October 20, 2000 Dual Purpose of a U.S.-Jordan Trade Pact By JOSEPH KAHN
WASHINGTON, Oct. 19 - The United States plans to sign a wide- ranging free trade agreement with Jordan next week, bolstering a partner in the troubled Middle East peace effort while helping Vice President Al Gore show that he could reinvent the way trade deals are done.
President Clinton and King Abdullah of Jordan will sign the agreement at a White House ceremony on Tuesday, both sides confirmed. Under the pact, each side would eliminate all tariffs and barriers to trade, which would make Jordan only the fourth nation to allow two-way trade in goods and services with the United States. The other three are Canada, Mexico and Israel.
Annual trade between Jordan and the United States, which totaled just over $300 million last year, is comparatively minuscule. The United States and Mexico trade more with each other on an average day.
But Jordanian and American officials say the agreement is groundbreaking. It could attract multi national investment to economically ailing Jordan, encouraging economic growth and creating jobs.
The Clinton administration is also hailing it as a new model for trade agreements - one with the potential to attract union support, because it mandates compliance with international labor and environmental norms.
About half of Jordan's population of 4.5 million consists of Palestinians, most of them impoverished. In addition, Jordan borders the West Bank, where, American officials believe, high unemployment and low economic expectations contribute to unrest.
"This is going to be a source of domestic economic growth for Jordan that will make them an even stronger partner in the Middle East," said Charlene Barshefsky, the United States trade representative. "Their economy needs a jump-start, and this is a critical component."
King Hussein, the late Jordanian leader, who signed a peace accord with Israel in the early 1990's and helped broker the current peace talks between Israel and the Palestinians, pressed for an open trade agreement with the United States, said Marwan Muasher, Jordan's ambassador the United States.
King Abdullah, his son, has worked to modernize the economy and pass a series of economic laws, especially on intellectual property protection, that allowed Jordan to join the World Trade Organization last year.
"Politically this agreement sends a strong message that the United States and Jordan are close partners," the ambassador said.
The agreement may also resonate on the presidential campaign trail. It is the first such accord to include a section detailing each side's responsibility to enforce environmental and labor laws. The provisions commit Jordan to ensure that multinational companies investing there allow their workers to bargain collectively. Jordan also promises not to ease any environmental pollution laws as a way of attracting investment.

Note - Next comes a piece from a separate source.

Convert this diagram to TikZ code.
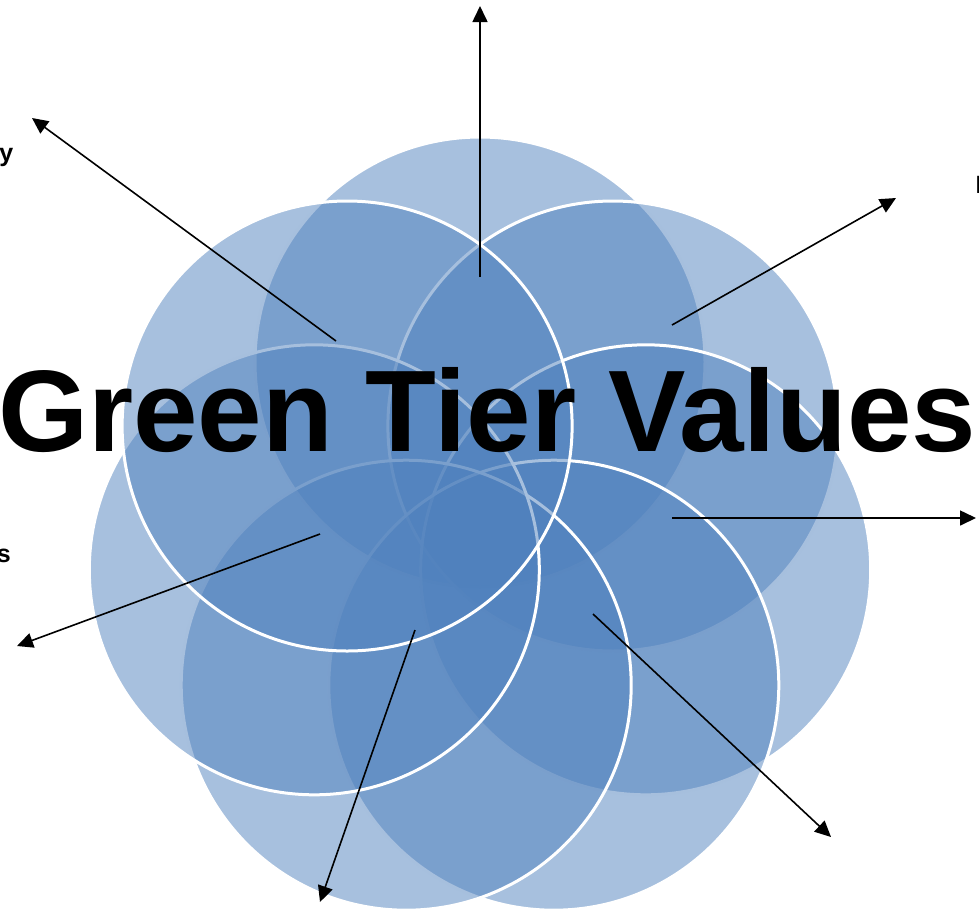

Vice President Gore and George W. Bush, the Texas governor, have sparred over how to conduct trade talks. Mr. Gore, seeking to solidify support from labor unions, has repeatedly promised that he will not negotiate any new trade agreements unless they include language preventing labor or environmental abuses.
As he campaigns for the White House, Mr. Gore is expected to cite the Jordan agreement as the kind of trade accord he supports.
Mr. Bush has said that the push to harmonize labor and environmental rules is fundamentally protectionist, geared to thwart trade rather than enhance it.
The new standards, which take up about two pages of the 30-page free trade agreement, require Jordanian adherence to core labor standards specified by the International Labor Organization.
Having inserted the standards in the agreement, the Clinton administration has a shot at achieving something that has eluded it for almost eight years: union support for a trade accord.
Unions were vigorous opponents of the North American Free Trade Agreement, the administration's first and largest such pact. This year they fought hard, but ultimately unsuccessfully, to derail permanent normal trade relations with China.
But the A.F.L.-C.I.O. umbrella union was involved in negotiating the trade agreement with Jordan, specifying what it considered acceptable core labor standards and enforcement provisions. Union officials said that although they had not seen the text of the agreement, there was the prospect of an outright endorsement.
"If it all plays out, there is certainly a lot of potential here," said Thea Lee, a trade policy official at the A.F.L.-C.I.O. "We think this could be an important and constructive new road."
Labor unions have often said that they would support expanded trade if agreements were not used as a way for companies to skirt labor and environmental laws at American workers' expense. No trade agreement has yet passed their test.